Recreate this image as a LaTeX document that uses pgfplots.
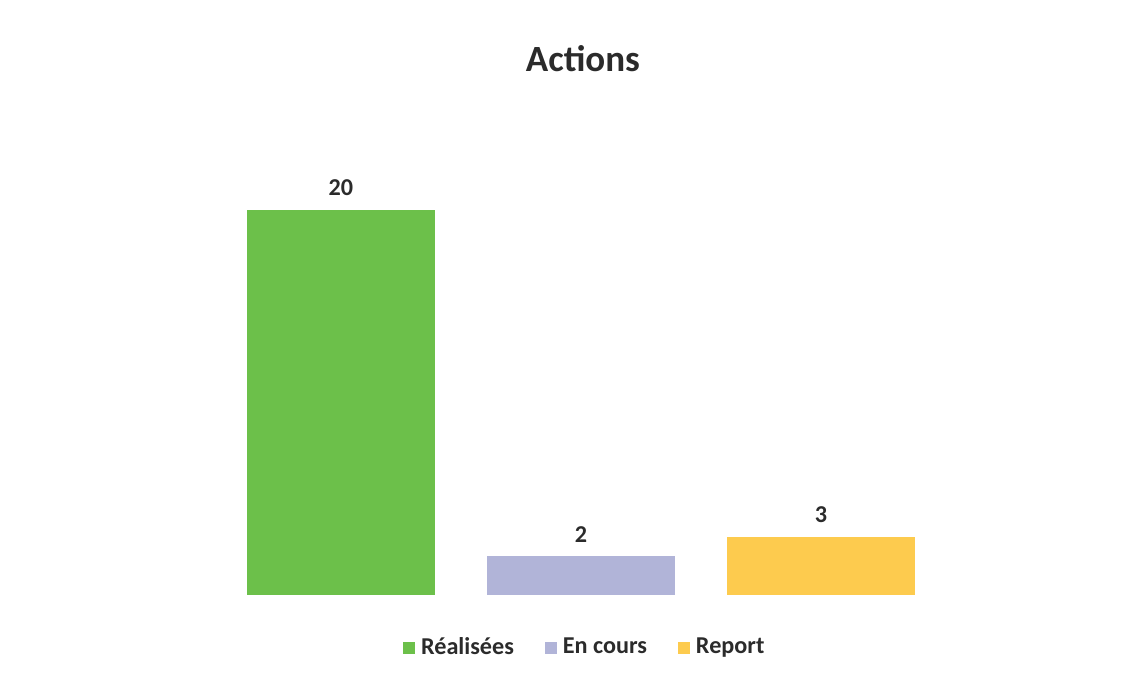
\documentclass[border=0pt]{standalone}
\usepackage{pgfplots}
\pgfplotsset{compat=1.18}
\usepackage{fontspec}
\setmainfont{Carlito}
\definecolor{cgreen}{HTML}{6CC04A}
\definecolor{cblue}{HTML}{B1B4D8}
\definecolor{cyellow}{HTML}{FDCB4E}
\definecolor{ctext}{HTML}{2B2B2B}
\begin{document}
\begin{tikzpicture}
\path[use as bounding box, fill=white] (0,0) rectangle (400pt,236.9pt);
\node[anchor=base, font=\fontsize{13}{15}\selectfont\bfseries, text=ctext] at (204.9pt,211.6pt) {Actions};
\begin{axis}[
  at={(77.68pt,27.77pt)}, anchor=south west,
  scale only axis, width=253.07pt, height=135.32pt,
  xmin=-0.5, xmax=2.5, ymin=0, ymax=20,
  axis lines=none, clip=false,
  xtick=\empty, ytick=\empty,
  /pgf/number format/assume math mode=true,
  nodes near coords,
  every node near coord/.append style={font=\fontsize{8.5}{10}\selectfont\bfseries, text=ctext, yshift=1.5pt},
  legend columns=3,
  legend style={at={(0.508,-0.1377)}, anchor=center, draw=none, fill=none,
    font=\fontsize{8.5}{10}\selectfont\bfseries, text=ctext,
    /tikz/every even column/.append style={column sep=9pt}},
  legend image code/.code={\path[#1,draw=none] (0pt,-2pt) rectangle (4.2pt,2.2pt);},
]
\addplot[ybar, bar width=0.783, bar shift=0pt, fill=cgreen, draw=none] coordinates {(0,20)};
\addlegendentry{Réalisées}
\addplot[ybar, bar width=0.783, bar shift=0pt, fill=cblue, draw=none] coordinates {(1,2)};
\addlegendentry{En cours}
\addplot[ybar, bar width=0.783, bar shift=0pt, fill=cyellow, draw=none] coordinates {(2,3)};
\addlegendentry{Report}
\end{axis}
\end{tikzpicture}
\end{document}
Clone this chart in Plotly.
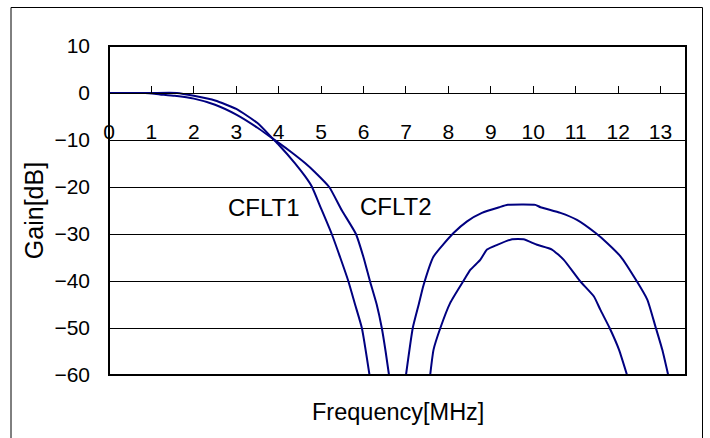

---+---

[SHORT PROBLEM] Which lines in the records above contain the string "this"? Copy each one.

[REPLY]
Recreate this image as a LaTeX document that uses pgfplots.
Clone this chart in Plotly.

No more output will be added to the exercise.